Output only the lines running from the line bearing "Recreate this image" through the line bearing "import matplotlib.pyplot as plt", character for character.
--- Provided entries ---
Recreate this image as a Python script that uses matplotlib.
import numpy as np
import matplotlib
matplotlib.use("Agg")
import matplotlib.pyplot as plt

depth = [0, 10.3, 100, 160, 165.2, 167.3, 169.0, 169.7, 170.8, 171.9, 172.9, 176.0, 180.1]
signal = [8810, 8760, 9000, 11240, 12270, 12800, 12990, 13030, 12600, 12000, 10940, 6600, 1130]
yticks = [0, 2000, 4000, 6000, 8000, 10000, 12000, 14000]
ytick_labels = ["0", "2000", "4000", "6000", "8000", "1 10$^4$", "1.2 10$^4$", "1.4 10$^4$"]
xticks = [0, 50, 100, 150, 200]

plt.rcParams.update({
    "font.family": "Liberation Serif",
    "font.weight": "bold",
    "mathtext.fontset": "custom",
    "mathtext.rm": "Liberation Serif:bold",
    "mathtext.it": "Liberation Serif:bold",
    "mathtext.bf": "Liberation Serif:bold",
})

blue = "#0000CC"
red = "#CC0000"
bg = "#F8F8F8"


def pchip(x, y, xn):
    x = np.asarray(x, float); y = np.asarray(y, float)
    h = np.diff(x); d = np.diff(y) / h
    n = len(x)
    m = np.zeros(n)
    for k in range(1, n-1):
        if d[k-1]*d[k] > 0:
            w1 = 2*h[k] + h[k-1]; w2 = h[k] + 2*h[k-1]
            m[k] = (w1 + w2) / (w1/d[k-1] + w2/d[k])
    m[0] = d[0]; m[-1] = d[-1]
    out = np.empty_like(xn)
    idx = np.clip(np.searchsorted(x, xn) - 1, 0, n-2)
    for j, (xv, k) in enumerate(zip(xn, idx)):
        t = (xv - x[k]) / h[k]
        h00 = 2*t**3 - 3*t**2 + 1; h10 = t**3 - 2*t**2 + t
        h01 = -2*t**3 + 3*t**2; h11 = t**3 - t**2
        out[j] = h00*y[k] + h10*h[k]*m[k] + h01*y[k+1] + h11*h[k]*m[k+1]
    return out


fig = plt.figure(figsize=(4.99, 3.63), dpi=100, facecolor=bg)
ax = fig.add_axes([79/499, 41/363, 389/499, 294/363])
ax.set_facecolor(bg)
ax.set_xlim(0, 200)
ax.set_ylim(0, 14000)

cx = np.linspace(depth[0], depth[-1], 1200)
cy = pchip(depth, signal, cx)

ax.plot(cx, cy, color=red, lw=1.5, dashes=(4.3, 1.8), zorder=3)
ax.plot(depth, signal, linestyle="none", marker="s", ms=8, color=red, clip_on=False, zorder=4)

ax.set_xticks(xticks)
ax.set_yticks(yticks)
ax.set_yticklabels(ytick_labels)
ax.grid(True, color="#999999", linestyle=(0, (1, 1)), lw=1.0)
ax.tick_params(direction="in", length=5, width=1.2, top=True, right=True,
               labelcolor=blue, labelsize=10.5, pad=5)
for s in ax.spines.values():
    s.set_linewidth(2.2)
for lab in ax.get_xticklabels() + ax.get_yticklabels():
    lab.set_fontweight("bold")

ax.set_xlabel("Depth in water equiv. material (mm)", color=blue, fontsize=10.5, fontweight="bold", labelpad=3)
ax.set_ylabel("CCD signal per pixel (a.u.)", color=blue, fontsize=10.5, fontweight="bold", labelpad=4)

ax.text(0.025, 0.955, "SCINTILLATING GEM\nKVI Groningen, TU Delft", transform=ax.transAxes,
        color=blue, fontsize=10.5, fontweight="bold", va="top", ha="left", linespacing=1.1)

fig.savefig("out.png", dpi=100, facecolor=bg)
---
--- Provided entries ---
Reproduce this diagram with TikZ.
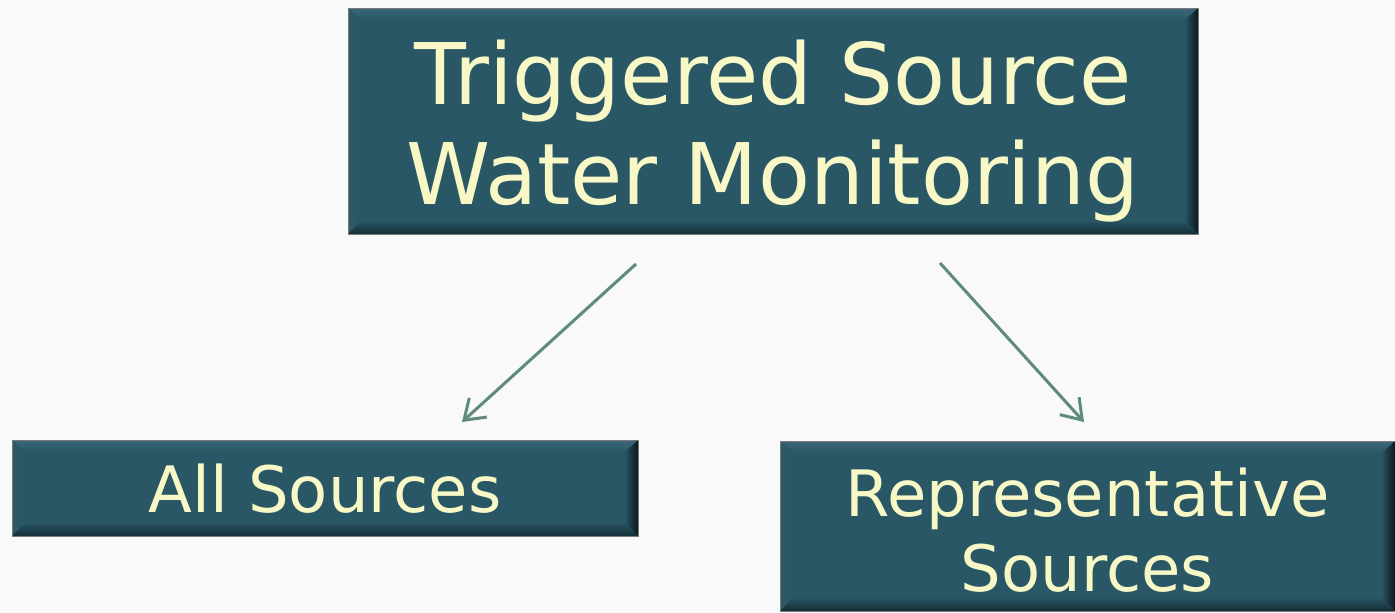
---
> _Complete response_:
Recreate this image as a Python script that uses matplotlib.
import numpy as np
import matplotlib
matplotlib.use("Agg")
import matplotlib.pyplot as plt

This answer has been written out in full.